START

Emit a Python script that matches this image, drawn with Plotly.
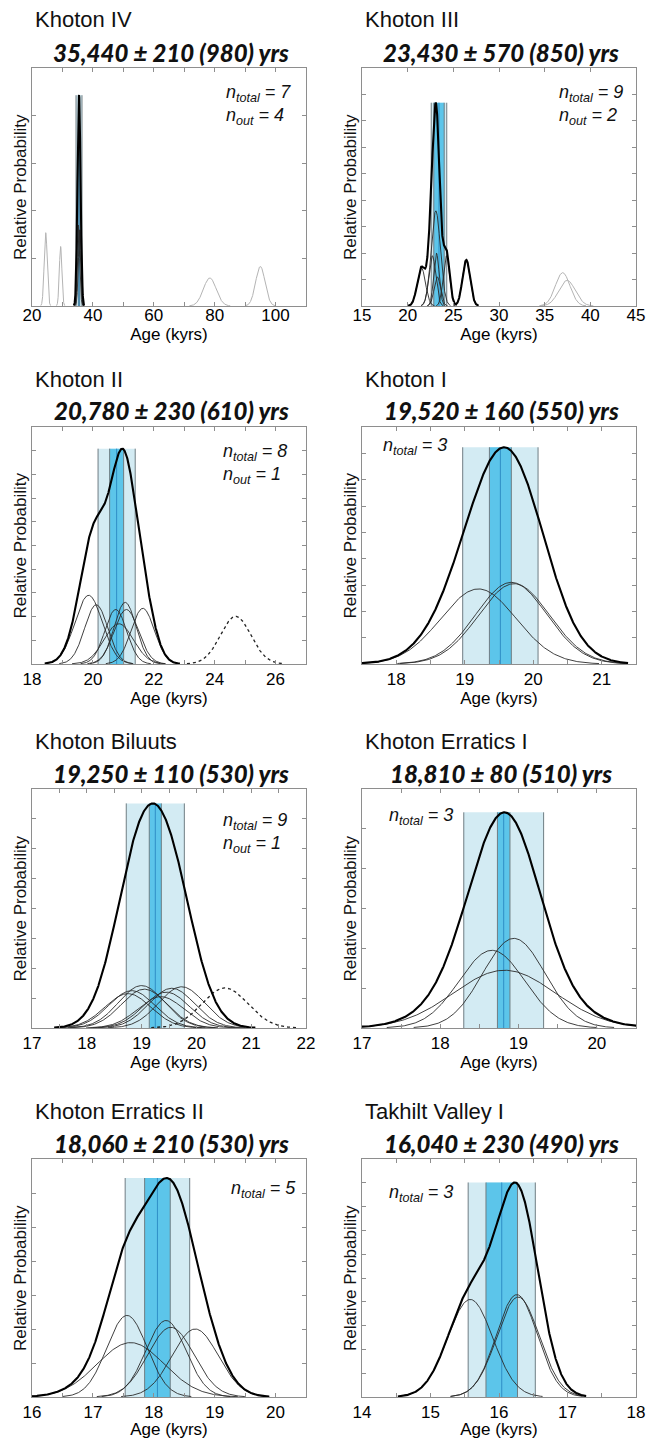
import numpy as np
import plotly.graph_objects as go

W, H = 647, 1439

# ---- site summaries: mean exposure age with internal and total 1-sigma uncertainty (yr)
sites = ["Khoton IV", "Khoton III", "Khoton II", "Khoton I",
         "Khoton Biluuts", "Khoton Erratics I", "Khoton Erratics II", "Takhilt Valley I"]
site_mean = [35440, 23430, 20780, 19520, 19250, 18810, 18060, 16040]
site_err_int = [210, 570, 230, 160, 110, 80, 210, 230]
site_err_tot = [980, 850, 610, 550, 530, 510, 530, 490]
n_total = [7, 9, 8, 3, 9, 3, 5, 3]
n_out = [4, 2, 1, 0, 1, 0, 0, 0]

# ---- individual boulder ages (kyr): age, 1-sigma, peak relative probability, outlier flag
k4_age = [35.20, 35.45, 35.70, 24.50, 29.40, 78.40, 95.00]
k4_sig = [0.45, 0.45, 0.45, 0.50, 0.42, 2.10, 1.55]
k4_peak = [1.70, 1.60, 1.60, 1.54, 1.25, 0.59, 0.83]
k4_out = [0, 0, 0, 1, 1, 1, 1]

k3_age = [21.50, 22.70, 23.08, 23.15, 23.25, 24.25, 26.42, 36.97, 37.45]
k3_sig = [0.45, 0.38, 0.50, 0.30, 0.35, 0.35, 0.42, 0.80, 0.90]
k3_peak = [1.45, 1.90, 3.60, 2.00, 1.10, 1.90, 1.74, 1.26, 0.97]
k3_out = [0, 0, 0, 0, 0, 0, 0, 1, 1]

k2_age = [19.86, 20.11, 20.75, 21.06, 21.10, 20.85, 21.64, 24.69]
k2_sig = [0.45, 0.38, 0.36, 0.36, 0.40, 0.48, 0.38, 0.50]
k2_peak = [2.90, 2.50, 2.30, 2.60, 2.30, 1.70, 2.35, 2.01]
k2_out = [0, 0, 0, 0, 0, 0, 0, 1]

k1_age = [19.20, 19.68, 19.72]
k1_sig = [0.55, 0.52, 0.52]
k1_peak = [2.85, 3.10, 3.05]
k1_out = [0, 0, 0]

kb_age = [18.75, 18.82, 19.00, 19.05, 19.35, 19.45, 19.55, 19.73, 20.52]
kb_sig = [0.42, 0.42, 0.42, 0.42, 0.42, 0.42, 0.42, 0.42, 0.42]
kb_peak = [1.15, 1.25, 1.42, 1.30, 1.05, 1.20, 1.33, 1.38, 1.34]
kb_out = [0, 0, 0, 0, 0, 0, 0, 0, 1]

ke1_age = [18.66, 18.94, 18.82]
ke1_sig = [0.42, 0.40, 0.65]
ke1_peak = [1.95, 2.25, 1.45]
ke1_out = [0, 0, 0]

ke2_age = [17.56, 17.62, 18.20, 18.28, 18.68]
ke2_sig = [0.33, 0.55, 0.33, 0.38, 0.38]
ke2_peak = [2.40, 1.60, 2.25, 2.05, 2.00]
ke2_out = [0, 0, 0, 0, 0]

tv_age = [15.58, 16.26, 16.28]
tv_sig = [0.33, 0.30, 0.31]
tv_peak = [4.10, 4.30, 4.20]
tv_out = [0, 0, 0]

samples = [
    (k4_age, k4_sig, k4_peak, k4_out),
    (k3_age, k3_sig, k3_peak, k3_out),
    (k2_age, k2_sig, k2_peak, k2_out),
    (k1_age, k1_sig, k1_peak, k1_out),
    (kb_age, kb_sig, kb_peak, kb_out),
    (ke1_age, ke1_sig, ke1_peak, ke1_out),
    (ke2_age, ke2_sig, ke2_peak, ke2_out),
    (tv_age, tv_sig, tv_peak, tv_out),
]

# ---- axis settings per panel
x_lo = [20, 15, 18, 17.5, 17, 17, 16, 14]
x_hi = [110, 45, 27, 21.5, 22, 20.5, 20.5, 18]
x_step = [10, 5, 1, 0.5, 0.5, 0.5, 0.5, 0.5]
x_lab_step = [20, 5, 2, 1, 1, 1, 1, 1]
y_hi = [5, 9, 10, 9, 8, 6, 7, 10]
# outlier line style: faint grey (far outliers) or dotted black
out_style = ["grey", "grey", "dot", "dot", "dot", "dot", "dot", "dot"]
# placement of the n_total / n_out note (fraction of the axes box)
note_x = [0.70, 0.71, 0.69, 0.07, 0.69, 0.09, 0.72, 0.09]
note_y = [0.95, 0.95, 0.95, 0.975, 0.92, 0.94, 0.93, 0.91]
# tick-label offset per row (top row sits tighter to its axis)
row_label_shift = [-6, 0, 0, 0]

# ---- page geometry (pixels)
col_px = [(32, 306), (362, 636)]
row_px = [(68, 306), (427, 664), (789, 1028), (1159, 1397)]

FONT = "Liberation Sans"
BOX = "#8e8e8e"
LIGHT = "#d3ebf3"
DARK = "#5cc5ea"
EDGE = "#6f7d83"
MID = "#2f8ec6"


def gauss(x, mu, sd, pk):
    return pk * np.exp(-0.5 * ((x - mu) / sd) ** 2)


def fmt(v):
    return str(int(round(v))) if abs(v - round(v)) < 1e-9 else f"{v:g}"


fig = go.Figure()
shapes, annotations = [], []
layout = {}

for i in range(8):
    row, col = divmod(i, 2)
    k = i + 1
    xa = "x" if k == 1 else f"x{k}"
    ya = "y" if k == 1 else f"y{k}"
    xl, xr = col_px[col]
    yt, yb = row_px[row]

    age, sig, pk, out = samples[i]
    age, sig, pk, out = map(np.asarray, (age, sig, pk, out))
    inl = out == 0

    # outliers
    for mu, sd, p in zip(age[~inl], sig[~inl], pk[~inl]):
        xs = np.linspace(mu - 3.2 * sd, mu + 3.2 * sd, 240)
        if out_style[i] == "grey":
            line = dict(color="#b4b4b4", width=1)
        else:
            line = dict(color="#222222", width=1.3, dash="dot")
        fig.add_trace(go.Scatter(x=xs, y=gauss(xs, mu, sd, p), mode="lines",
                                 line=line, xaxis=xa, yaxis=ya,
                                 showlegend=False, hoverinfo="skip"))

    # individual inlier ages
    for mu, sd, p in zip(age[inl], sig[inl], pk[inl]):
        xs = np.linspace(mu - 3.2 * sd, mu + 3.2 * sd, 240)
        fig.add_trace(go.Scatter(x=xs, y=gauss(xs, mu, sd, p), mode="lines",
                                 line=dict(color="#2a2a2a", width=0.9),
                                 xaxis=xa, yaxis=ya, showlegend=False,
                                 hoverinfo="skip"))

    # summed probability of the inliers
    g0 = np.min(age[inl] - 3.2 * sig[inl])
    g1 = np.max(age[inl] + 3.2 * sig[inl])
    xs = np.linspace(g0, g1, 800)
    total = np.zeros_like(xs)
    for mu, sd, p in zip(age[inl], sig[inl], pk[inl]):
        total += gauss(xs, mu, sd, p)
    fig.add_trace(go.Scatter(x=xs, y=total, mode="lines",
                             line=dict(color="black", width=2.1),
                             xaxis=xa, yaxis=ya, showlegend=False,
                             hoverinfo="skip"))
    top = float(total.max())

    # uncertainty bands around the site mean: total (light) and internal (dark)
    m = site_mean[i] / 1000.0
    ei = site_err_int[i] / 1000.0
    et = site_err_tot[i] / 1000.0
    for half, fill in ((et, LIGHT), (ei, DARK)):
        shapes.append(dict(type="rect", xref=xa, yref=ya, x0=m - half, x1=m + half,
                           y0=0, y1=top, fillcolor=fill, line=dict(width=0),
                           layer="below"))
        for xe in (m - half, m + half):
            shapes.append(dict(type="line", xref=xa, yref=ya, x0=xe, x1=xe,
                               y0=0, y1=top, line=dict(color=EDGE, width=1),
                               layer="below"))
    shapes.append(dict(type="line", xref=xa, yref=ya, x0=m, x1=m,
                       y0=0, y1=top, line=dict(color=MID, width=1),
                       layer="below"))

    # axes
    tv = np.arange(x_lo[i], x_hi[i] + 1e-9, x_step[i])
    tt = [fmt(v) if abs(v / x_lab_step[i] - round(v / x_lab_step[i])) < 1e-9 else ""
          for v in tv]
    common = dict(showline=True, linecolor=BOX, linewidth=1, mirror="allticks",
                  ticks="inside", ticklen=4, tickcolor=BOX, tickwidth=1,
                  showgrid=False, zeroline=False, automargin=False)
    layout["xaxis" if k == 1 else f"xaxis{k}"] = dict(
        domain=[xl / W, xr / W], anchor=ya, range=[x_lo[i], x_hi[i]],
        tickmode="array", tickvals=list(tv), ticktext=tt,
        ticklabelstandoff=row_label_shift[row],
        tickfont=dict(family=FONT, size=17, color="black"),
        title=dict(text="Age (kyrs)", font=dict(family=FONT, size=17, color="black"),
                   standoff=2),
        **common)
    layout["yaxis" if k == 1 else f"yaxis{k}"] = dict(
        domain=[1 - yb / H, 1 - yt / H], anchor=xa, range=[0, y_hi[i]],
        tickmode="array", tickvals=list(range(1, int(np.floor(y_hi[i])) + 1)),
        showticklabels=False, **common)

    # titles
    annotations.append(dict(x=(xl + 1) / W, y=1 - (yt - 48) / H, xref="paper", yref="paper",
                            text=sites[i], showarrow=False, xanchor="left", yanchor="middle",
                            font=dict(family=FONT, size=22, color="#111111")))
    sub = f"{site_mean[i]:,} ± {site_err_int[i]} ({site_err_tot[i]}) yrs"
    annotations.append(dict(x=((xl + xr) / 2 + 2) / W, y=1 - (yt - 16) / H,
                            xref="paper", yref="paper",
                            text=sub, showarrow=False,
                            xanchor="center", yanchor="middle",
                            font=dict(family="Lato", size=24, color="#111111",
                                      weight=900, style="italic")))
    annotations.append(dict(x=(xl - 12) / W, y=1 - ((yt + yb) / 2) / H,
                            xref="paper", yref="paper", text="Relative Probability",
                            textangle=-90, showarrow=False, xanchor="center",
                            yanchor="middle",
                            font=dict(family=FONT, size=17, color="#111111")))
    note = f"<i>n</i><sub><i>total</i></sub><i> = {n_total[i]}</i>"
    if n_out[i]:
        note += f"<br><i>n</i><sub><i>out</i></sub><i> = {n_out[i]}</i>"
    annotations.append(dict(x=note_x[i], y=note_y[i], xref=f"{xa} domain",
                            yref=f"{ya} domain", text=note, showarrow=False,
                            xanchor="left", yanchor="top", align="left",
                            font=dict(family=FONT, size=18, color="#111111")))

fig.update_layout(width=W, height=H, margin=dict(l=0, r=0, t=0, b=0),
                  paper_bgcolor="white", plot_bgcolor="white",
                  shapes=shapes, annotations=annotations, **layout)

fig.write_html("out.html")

END

*TASK DIRECTIONS:* Repeat only the lines from the beginning of the material through the line containing "W, H = 647, 1439", both ends kept, leaving pictures out.

*RESULT:*
Emit a Python script that matches this image, drawn with Plotly.
import numpy as np
import plotly.graph_objects as go

W, H = 647, 1439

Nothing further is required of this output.